▶ [Exercise directions] Reproduce exactly the lines starting at the line that contains "Clone this chart" and ending at the line that contains "Line, XAxis, YAxis". Omit pictures.

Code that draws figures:
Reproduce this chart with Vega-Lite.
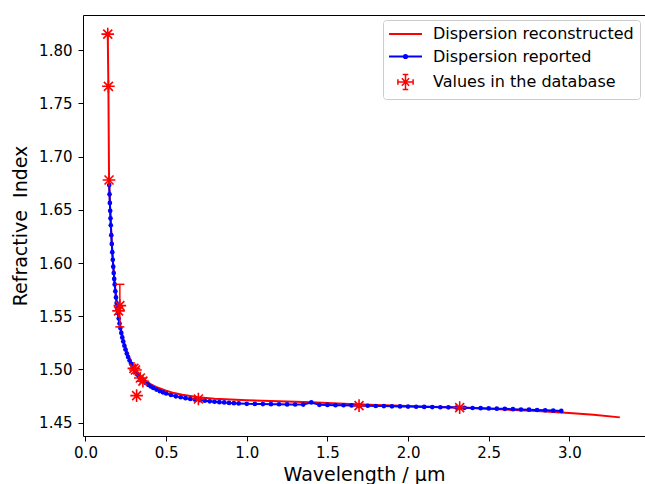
{
  "$schema": "https://vega.github.io/schema/vega-lite/v6.json",
  "width": 562,
  "height": 421,
  "autosize": {"type": "none"},
  "padding": {"left": 83, "top": 15, "right": 0, "bottom": 48},
  "background": "white",
  "config": {
    "font": "DejaVu Sans",
    "view": {"stroke": "#000000", "strokeWidth": 1},
    "axis": {
      "domain": false, "grid": false, "ticks": true, "tickColor": "#000000", "tickSize": 5, "tickWidth": 1,
      "labelFont": "DejaVu Sans", "labelFontSize": 15, "labelColor": "#000000",
      "titleFont": "DejaVu Sans", "titleFontSize": 19, "titleFontWeight": "normal", "titleColor": "#000000",
      "labelFlush": false, "labelOverlap": false, "labelBound": false
    },
    "legend": {
      "orient": "top-right", "offset": 5, "padding": 6, "fillColor": "white", "strokeColor": "#cccccc",
      "cornerRadius": 3, "labelFont": "DejaVu Sans", "labelFontSize": 16, "labelColor": "#000000",
      "symbolSize": 256, "symbolOffset": 8.5, "labelOffset": 19.5, "rowPadding": 6.5, "labelLimit": 400
    }
  },
  "datasets": {
    "recon": [
      {"l": 0.138, "n": 1.815}, {"l": 0.142, "n": 1.766}, {"l": 0.146, "n": 1.678}, {"l": 0.15, "n": 1.662},
      {"l": 0.155, "n": 1.644}, {"l": 0.16, "n": 1.628}, {"l": 0.165, "n": 1.614}, {"l": 0.17, "n": 1.602},
      {"l": 0.18, "n": 1.583}, {"l": 0.19, "n": 1.568}, {"l": 0.2, "n": 1.556}, {"l": 0.21, "n": 1.546},
      {"l": 0.22, "n": 1.5375}, {"l": 0.23, "n": 1.531}, {"l": 0.24, "n": 1.525}, {"l": 0.26, "n": 1.5155},
      {"l": 0.28, "n": 1.508}, {"l": 0.3, "n": 1.502}, {"l": 0.33, "n": 1.4955}, {"l": 0.36, "n": 1.491},
      {"l": 0.4, "n": 1.4865}, {"l": 0.45, "n": 1.4828}, {"l": 0.5, "n": 1.48}, {"l": 0.55, "n": 1.4778},
      {"l": 0.6, "n": 1.4762}, {"l": 0.7, "n": 1.474}, {"l": 0.8, "n": 1.4726}, {"l": 0.9, "n": 1.4718},
      {"l": 1.0, "n": 1.4712}, {"l": 1.2, "n": 1.4701}, {"l": 1.4, "n": 1.4693}, {"l": 1.6, "n": 1.4679},
      {"l": 1.8, "n": 1.4666}, {"l": 2.0, "n": 1.4656}, {"l": 2.2, "n": 1.4647}, {"l": 2.4, "n": 1.4637},
      {"l": 2.6, "n": 1.4624}, {"l": 2.8, "n": 1.4609}, {"l": 3.0, "n": 1.4591}, {"l": 3.15, "n": 1.4575},
      {"l": 3.313, "n": 1.455}
    ],
    "reported": [
      {"l": 0.147, "n": 1.6732}, {"l": 0.149, "n": 1.6646}, {"l": 0.151, "n": 1.6565}, {"l": 0.153, "n": 1.649},
      {"l": 0.155, "n": 1.642}, {"l": 0.157, "n": 1.6354}, {"l": 0.16, "n": 1.6262}, {"l": 0.163, "n": 1.6179},
      {"l": 0.166, "n": 1.6102}, {"l": 0.169, "n": 1.6031}, {"l": 0.172, "n": 1.5966}, {"l": 0.175, "n": 1.5906},
      {"l": 0.178, "n": 1.5851}, {"l": 0.181, "n": 1.5799}, {"l": 0.185, "n": 1.5735}, {"l": 0.189, "n": 1.5677},
      {"l": 0.193, "n": 1.5624}, {"l": 0.197, "n": 1.5575}, {"l": 0.201, "n": 1.553}, {"l": 0.206, "n": 1.5479},
      {"l": 0.211, "n": 1.5432}, {"l": 0.216, "n": 1.5389}, {"l": 0.222, "n": 1.5343}, {"l": 0.228, "n": 1.5301},
      {"l": 0.234, "n": 1.5263}, {"l": 0.241, "n": 1.5223}, {"l": 0.248, "n": 1.5187}, {"l": 0.256, "n": 1.515},
      {"l": 0.264, "n": 1.5117}, {"l": 0.273, "n": 1.5084}, {"l": 0.282, "n": 1.5054}, {"l": 0.292, "n": 1.5024},
      {"l": 0.302, "n": 1.4999}, {"l": 0.313, "n": 1.4973}, {"l": 0.324, "n": 1.495}, {"l": 0.336, "n": 1.4928},
      {"l": 0.348, "n": 1.4909}, {"l": 0.361, "n": 1.489}, {"l": 0.375, "n": 1.4872}, {"l": 0.39, "n": 1.4855},
      {"l": 0.405, "n": 1.484}, {"l": 0.42, "n": 1.4826}, {"l": 0.44, "n": 1.4811}, {"l": 0.46, "n": 1.4797},
      {"l": 0.48, "n": 1.4785}, {"l": 0.5, "n": 1.4774}, {"l": 0.53, "n": 1.476}, {"l": 0.56, "n": 1.4748},
      {"l": 0.59, "n": 1.4739}, {"l": 0.62, "n": 1.473}, {"l": 0.65, "n": 1.4723}, {"l": 0.68, "n": 1.4716},
      {"l": 0.71, "n": 1.4711}, {"l": 0.74, "n": 1.4706}, {"l": 0.77, "n": 1.4701}, {"l": 0.8, "n": 1.4697},
      {"l": 0.83, "n": 1.4693}, {"l": 0.86, "n": 1.469}, {"l": 0.89, "n": 1.4686}, {"l": 0.92, "n": 1.4683},
      {"l": 0.95, "n": 1.4681}, {"l": 1.0, "n": 1.4677}, {"l": 1.05, "n": 1.4676}, {"l": 1.1, "n": 1.4675},
      {"l": 1.15, "n": 1.4674}, {"l": 1.2, "n": 1.4673}, {"l": 1.25, "n": 1.4672}, {"l": 1.3, "n": 1.4671},
      {"l": 1.35, "n": 1.467}, {"l": 1.4, "n": 1.469}, {"l": 1.45, "n": 1.4668}, {"l": 1.5, "n": 1.4667},
      {"l": 1.55, "n": 1.4665}, {"l": 1.6, "n": 1.4664}, {"l": 1.65, "n": 1.4662}, {"l": 1.7, "n": 1.466},
      {"l": 1.75, "n": 1.4659}, {"l": 1.8, "n": 1.4657}, {"l": 1.85, "n": 1.4656}, {"l": 1.9, "n": 1.4654},
      {"l": 1.95, "n": 1.4653}, {"l": 2.0, "n": 1.4651}, {"l": 2.05, "n": 1.465}, {"l": 2.1, "n": 1.4648},
      {"l": 2.15, "n": 1.4647}, {"l": 2.2, "n": 1.4645}, {"l": 2.25, "n": 1.4644}, {"l": 2.3, "n": 1.4642},
      {"l": 2.35, "n": 1.464}, {"l": 2.4, "n": 1.4638}, {"l": 2.45, "n": 1.4636}, {"l": 2.5, "n": 1.4634},
      {"l": 2.55, "n": 1.4632}, {"l": 2.6, "n": 1.463}, {"l": 2.65, "n": 1.4627}, {"l": 2.7, "n": 1.4624},
      {"l": 2.75, "n": 1.4622}, {"l": 2.8, "n": 1.4619}, {"l": 2.85, "n": 1.4617}, {"l": 2.9, "n": 1.4614},
      {"l": 2.95, "n": 1.4611}
    ],
    "db": [
      {"l": 0.138, "n": 1.815}, {"l": 0.142, "n": 1.766}, {"l": 0.146, "n": 1.678}, {"l": 0.205, "n": 1.555},
      {"l": 0.213, "n": 1.56}, {"l": 0.3, "n": 1.501}, {"l": 0.31, "n": 1.4995}, {"l": 0.317, "n": 1.4754},
      {"l": 0.34, "n": 1.492}, {"l": 0.356, "n": 1.489}, {"l": 0.7, "n": 1.4723}, {"l": 1.696, "n": 1.466},
      {"l": 2.32, "n": 1.4642}
    ],
    "err": [
      {"l": 0.213, "lo": 1.54, "hi": 1.58}
    ]
  },
  "layer": [
    {
      "data": {"name": "recon"},
      "mark": {"type": "line", "strokeWidth": 2, "clip": true},
      "encoding": {
        "x": {"field": "l", "type": "quantitative",
              "scale": {"domain": [-0.0155, 3.469], "nice": false, "zero": false},
              "axis": {"values": [0, 0.5, 1, 1.5, 2, 2.5, 3], "format": ".1f", "labelPadding": 4, "titlePadding": 5, "title": "Wavelength / µm"}},
        "y": {"field": "n", "type": "quantitative",
              "scale": {"domain": [1.4375, 1.833], "nice": false, "zero": false},
              "axis": {"values": [1.45, 1.5, 1.55, 1.6, 1.65, 1.7, 1.75, 1.8], "format": ".2f", "labelPadding": 6, "titlePadding": 8, "title": "Refractive\u00a0 Index"}},
        "color": {
          "datum": "Dispersion reconstructed",
          "scale": {"domain": ["Dispersion reconstructed", "Dispersion reported", "Values in the database"], "range": ["#ff0000", "#0000ff", "#ff0000"]},
          "legend": {
            "title": null,
            "encode": {
              "symbols": {
                "update": {
                  "shape": {"signal": "datum.value === 'Dispersion reconstructed' ? 'M-2.06,0L2.06,0' : (datum.value === 'Dispersion reported' ? 'M-2.06,0L2.06,0M-0.2,0A0.2,0.2,0,1,0,0.2,0A0.2,0.2,0,1,0,-0.2,0' : 'M-0.65,0L0.65,0M0,-0.65L0,0.65M-0.46,-0.46L0.46,0.46M-0.46,0.46L0.46,-0.46M0,-0.95L0,0.95M-0.35,-0.95L0.35,-0.95M-0.35,0.95L0.35,0.95M-0.95,0L0.95,0M-0.95,-0.35L-0.95,0.35M0.95,-0.35L0.95,0.35')"},
                  "stroke": {"signal": "datum.value === 'Dispersion reported' ? '#0000ff' : '#ff0000'"},
                  "fill": {"signal": "datum.value === 'Dispersion reported' ? '#0000ff' : 'transparent'"},
                  "strokeWidth": {"signal": "datum.value === 'Values in the database' ? 1.5 : 2"},
                  "size": {"value": 256},
                  "opacity": {"value": 1}
                }
              }
            }
          }
        }
      }
    },
    {
      "data": {"name": "reported"},
      "mark": {"type": "line", "strokeWidth": 2, "clip": true, "point": {"filled": true, "size": 22}},
      "encoding": {
        "x": {"field": "l", "type": "quantitative"},
        "y": {"field": "n", "type": "quantitative"},
        "color": {"datum": "Dispersion reported"}
      }
    },
    {
      "data": {"name": "err"},
      "mark": {"type": "rule", "color": "#ff0000", "strokeWidth": 1.5},
      "encoding": {
        "x": {"field": "l", "type": "quantitative"},
        "y": {"field": "lo", "type": "quantitative"},
        "y2": {"field": "hi"}
      }
    },
    {
      "data": {"name": "err"},
      "mark": {"type": "point", "shape": "stroke", "size": 81, "color": "#ff0000", "strokeWidth": 1.5, "filled": false, "opacity": 1},
      "encoding": {
        "x": {"field": "l", "type": "quantitative"},
        "y": {"field": "lo", "type": "quantitative"}
      }
    },
    {
      "data": {"name": "err"},
      "mark": {"type": "point", "shape": "stroke", "size": 81, "color": "#ff0000", "strokeWidth": 1.5, "filled": false, "opacity": 1},
      "encoding": {
        "x": {"field": "l", "type": "quantitative"},
        "y": {"field": "hi", "type": "quantitative"}
      }
    },
    {
      "data": {"name": "db"},
      "mark": {"type": "point", "shape": "M-1,0L1,0M0,-1L0,1M-0.71,-0.71L0.71,0.71M-0.71,0.71L0.71,-0.71", "size": 160, "filled": false, "strokeWidth": 1.6, "opacity": 1},
      "encoding": {
        "x": {"field": "l", "type": "quantitative"},
        "y": {"field": "n", "type": "quantitative"},
        "color": {"datum": "Values in the database"}
      }
    }
  ]
}
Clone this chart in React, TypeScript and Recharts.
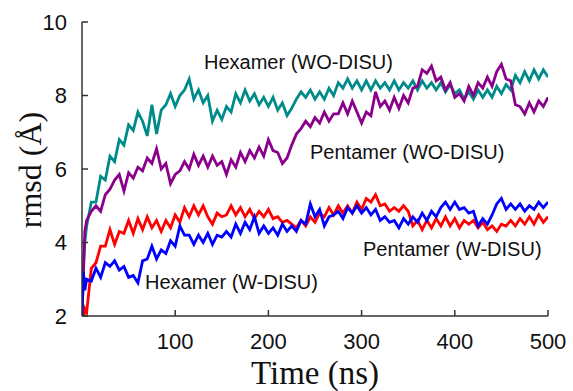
import { LineChart, Line, XAxis, YAxis } from 'recharts'

// simulation time (ns)
const time = [
  0, 1.5, 3,
  5, 10, 15, 20, 25, 30, 35, 40, 45, 50,
  55, 60, 65, 70, 75, 80, 85, 90, 95, 100,
  105, 110, 115, 120, 125, 130, 135, 140, 145, 150,
  155, 160, 165, 170, 175, 180, 185, 190, 195, 200,
  205, 210, 215, 220, 225, 230, 235, 240, 245, 250,
  255, 260, 265, 270, 275, 280, 285, 290, 295, 300,
  305, 310, 315, 320, 325, 330, 335, 340, 345, 350,
  355, 360, 365, 370, 375, 380, 385, 390, 395, 400,
  405, 410, 415, 420, 425, 430, 435, 440, 445, 450,
  455, 460, 465, 470, 475, 480, 485, 490, 495, 500,
]

// rmsd (Å) per system
const hexamerWO = [
  2.0, 3.4, 4.0,
  4.45, 5.1, 5.1, 5.8, 5.7, 6.35, 6.2, 6.8, 6.65, 7.2,
  7.05, 7.55, 7.3, 6.9, 7.75, 6.95, 7.6, 7.75, 8.05, 7.7,
  8.0, 8.15, 8.45, 7.9, 8.15, 7.8, 8.0, 7.3, 7.6, 7.35,
  7.7, 7.55, 8.05, 7.8, 8.15, 7.85, 8.05, 7.75, 7.95, 7.7,
  7.95, 7.6, 7.8, 7.45, 7.65, 7.9, 8.1, 7.95, 8.15, 7.9,
  8.1, 7.9, 8.2, 8.0, 8.35, 8.2, 8.45, 8.2, 8.4, 8.15,
  8.4, 8.15, 8.4, 8.2, 8.35, 8.15, 8.4, 8.15, 8.35, 8.2,
  8.4, 8.15, 8.4, 8.2, 8.35, 8.15, 8.35, 8.1, 8.3, 8.05,
  8.15, 7.9, 8.1, 7.9, 8.15, 7.95, 8.15, 7.95, 8.25, 8.05,
  8.3, 8.15, 8.55, 8.35, 8.65, 8.4, 8.7, 8.45, 8.7, 8.5,
]

const pentamerWO = [
  2.0, 3.1, 4.3,
  4.6, 4.85, 5.0, 4.85, 5.3, 5.45, 5.7, 5.85, 5.4, 5.9,
  5.75, 6.05, 5.95, 6.3, 6.15, 6.55, 6.0, 6.15, 5.6, 5.85,
  5.95, 6.2, 6.0, 6.4, 6.1, 6.35, 6.05, 6.35, 6.1, 6.2,
  5.85, 6.25, 6.05, 6.45, 6.2, 6.5, 6.3, 6.6, 6.35, 6.8,
  6.5, 6.45, 6.15, 6.3, 6.65, 6.95, 7.1, 7.3, 7.15, 7.4,
  7.25, 7.55, 7.3, 7.5, 7.5, 7.8, 7.5, 7.85, 7.55, 7.25,
  7.55, 7.45, 8.1, 7.7, 7.85, 7.6, 7.95, 7.65, 8.0, 7.8,
  8.2, 8.25, 8.7, 8.6, 8.8, 8.4, 8.5, 8.15, 8.35, 7.95,
  8.05, 7.85, 8.25, 8.0, 8.35, 8.2, 8.5, 8.25, 8.65, 8.85,
  8.45, 8.4, 7.75, 7.7, 7.5, 7.8, 7.55, 7.85, 7.7, 7.95,
]

const pentamerW = [
  2.0, 1.9, 2.2,
  2.1, 3.3, 3.45, 3.9, 3.9, 4.35, 3.95, 4.3, 4.25, 4.6,
  4.25, 4.65, 4.35, 4.7, 4.4, 4.6, 4.3, 4.6, 4.4, 4.75,
  4.55, 4.95, 4.7, 5.0, 4.75, 5.0, 4.7, 4.5, 4.8, 4.7,
  4.75, 5.0, 4.75, 4.95, 4.7, 4.9, 4.65, 4.85, 4.7, 4.9,
  4.65, 4.7, 4.55, 4.6, 4.5, 4.4, 4.6, 4.45, 4.7, 4.55,
  4.8, 4.7, 4.95, 4.75, 5.0, 4.8, 5.0, 4.8, 5.1, 4.9,
  5.2, 5.1, 5.3, 5.0, 5.05, 4.85, 4.95, 4.85, 5.0, 4.85,
  4.45, 4.6, 4.35, 4.6, 4.4, 4.65, 4.45, 4.7, 4.45, 4.65,
  4.4, 4.6, 4.5, 4.6, 4.4, 4.55, 4.35, 4.45, 4.3, 4.5,
  4.45, 4.6, 4.45, 4.65, 4.5, 4.7, 4.5, 4.75, 4.55, 4.7,
]

const hexamerW = [
  2.0, 3.2, 2.7,
  3.0, 2.95, 3.3, 3.05, 3.45, 3.35, 3.5, 3.25, 3.35, 3.05,
  3.1, 2.9, 3.5, 3.55, 3.9, 3.55, 3.8, 3.7, 4.05, 3.9,
  4.45, 4.2, 4.2, 3.95, 4.2, 4.0, 4.25, 3.95, 4.2, 4.15,
  4.3, 4.15, 4.5, 4.25, 4.55, 4.35, 4.7, 4.25, 4.45, 4.25,
  4.4, 4.2, 4.5, 4.3, 4.45, 4.3, 4.6, 4.5, 5.05, 4.7,
  4.9, 4.45, 4.7, 4.75, 4.85, 4.65, 4.95, 4.8, 5.0, 4.8,
  4.95, 4.75, 4.9, 4.6, 4.7, 4.55, 4.6, 4.4, 4.65, 4.5,
  4.7, 4.55, 4.8, 4.6, 4.85, 4.7, 4.95, 5.1, 4.9, 5.1,
  4.9, 4.95, 4.8, 4.85, 4.45, 4.65, 4.5, 4.75, 5.05, 5.2,
  4.9, 5.05, 4.9, 5.05, 4.85, 5.0, 4.9, 5.1, 4.95, 5.1,
]

const xTicks = [100, 200, 300, 400, 500]
const yTicks = [2, 4, 6, 8, 10]

const data = time.map((t, i) => ({
  t,
  hexWO: hexamerWO[i],
  penWO: pentamerWO[i],
  penW: pentamerW[i],
  hexW: hexamerW[i],
}))

const frame = { stroke: '#333', strokeWidth: 1.5 }
const sans = '"Liberation Sans", Arial, sans-serif'
const serif = '"Liberation Serif", "Times New Roman", serif'
const tickFont = { fontSize: 22, fill: '#111', fontFamily: sans }

const notes = [
  { text: 'Hexamer (WO-DISU)', left: 204, top: 52 },
  { text: 'Pentamer (WO-DISU)', left: 310, top: 142 },
  { text: 'Pentamer (W-DISU)', left: 363, top: 239 },
  { text: 'Hexamer (W-DISU)', left: 145, top: 272 },
]

export default function App() {
  return (
    <div style={{ position: 'absolute', left: 0, top: 0, width: 573, height: 391, background: '#fff' }}>
      <LineChart width={573} height={391} data={data} margin={{ top: 22, right: 25, bottom: 0, left: 0 }}>
        <XAxis
          xAxisId="bottom"
          dataKey="t"
          type="number"
          domain={[0, 500]}
          allowDataOverflow
          ticks={xTicks}
          height={75}
          axisLine={frame}
          tickLine={frame}
          tickSize={-6}
          tickMargin={23}
          tick={tickFont}
        />
        <XAxis
          xAxisId="top"
          orientation="top"
          dataKey="t"
          type="number"
          domain={[0, 500]}
          allowDataOverflow
          ticks={xTicks}
          height={0}
          axisLine={frame}
          tickLine={frame}
          tickSize={-6}
          tick={false}
        />
        <YAxis
          yAxisId="left"
          type="number"
          domain={[2, 10]}
          allowDataOverflow
          ticks={yTicks}
          width={82}
          axisLine={frame}
          tickLine={frame}
          tickSize={-6}
          tickMargin={21}
          tick={tickFont}
        />
        <YAxis
          yAxisId="right"
          orientation="right"
          type="number"
          domain={[2, 10]}
          allowDataOverflow
          ticks={yTicks}
          width={0}
          axisLine={frame}
          tickLine={frame}
          tickSize={-6}
          tick={false}
        />
        <Line xAxisId="bottom" yAxisId="left" dataKey="hexWO" stroke="#008b8b" strokeWidth={2.8} dot={false} isAnimationActive={false} />
        <Line xAxisId="bottom" yAxisId="left" dataKey="penWO" stroke="#8b008b" strokeWidth={2.8} dot={false} isAnimationActive={false} />
        <Line xAxisId="bottom" yAxisId="left" dataKey="penW" stroke="#ff0000" strokeWidth={2.8} dot={false} isAnimationActive={false} />
        <Line xAxisId="bottom" yAxisId="left" dataKey="hexW" stroke="#0000ff" strokeWidth={2.8} dot={false} isAnimationActive={false} />
      </LineChart>

      {notes.map((n) => (
        <div
          key={n.text}
          style={{ position: 'absolute', left: n.left, top: n.top, fontFamily: sans, fontSize: 20, lineHeight: 1, color: '#111', whiteSpace: 'nowrap' }}
        >
          {n.text}
        </div>
      ))}

      {/* axis titles */}
      <div
        style={{
          position: 'absolute', left: 30, top: 170, transform: 'translate(-50%, -50%) rotate(-90deg)',
          fontFamily: serif, fontSize: 32, lineHeight: 1, color: '#111', whiteSpace: 'nowrap',
        }}
      >
        rmsd (Å)
      </div>
      <div
        style={{
          position: 'absolute', left: 315, top: 357, transform: 'translateX(-50%)',
          fontFamily: serif, fontSize: 33, lineHeight: 1, color: '#111', whiteSpace: 'nowrap',
        }}
      >
        Time (ns)
      </div>
    </div>
  )
}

▶ [Result of this exercise]
Clone this chart in React, TypeScript and Recharts.
import { LineChart, Line, XAxis, YAxis } from 'recharts'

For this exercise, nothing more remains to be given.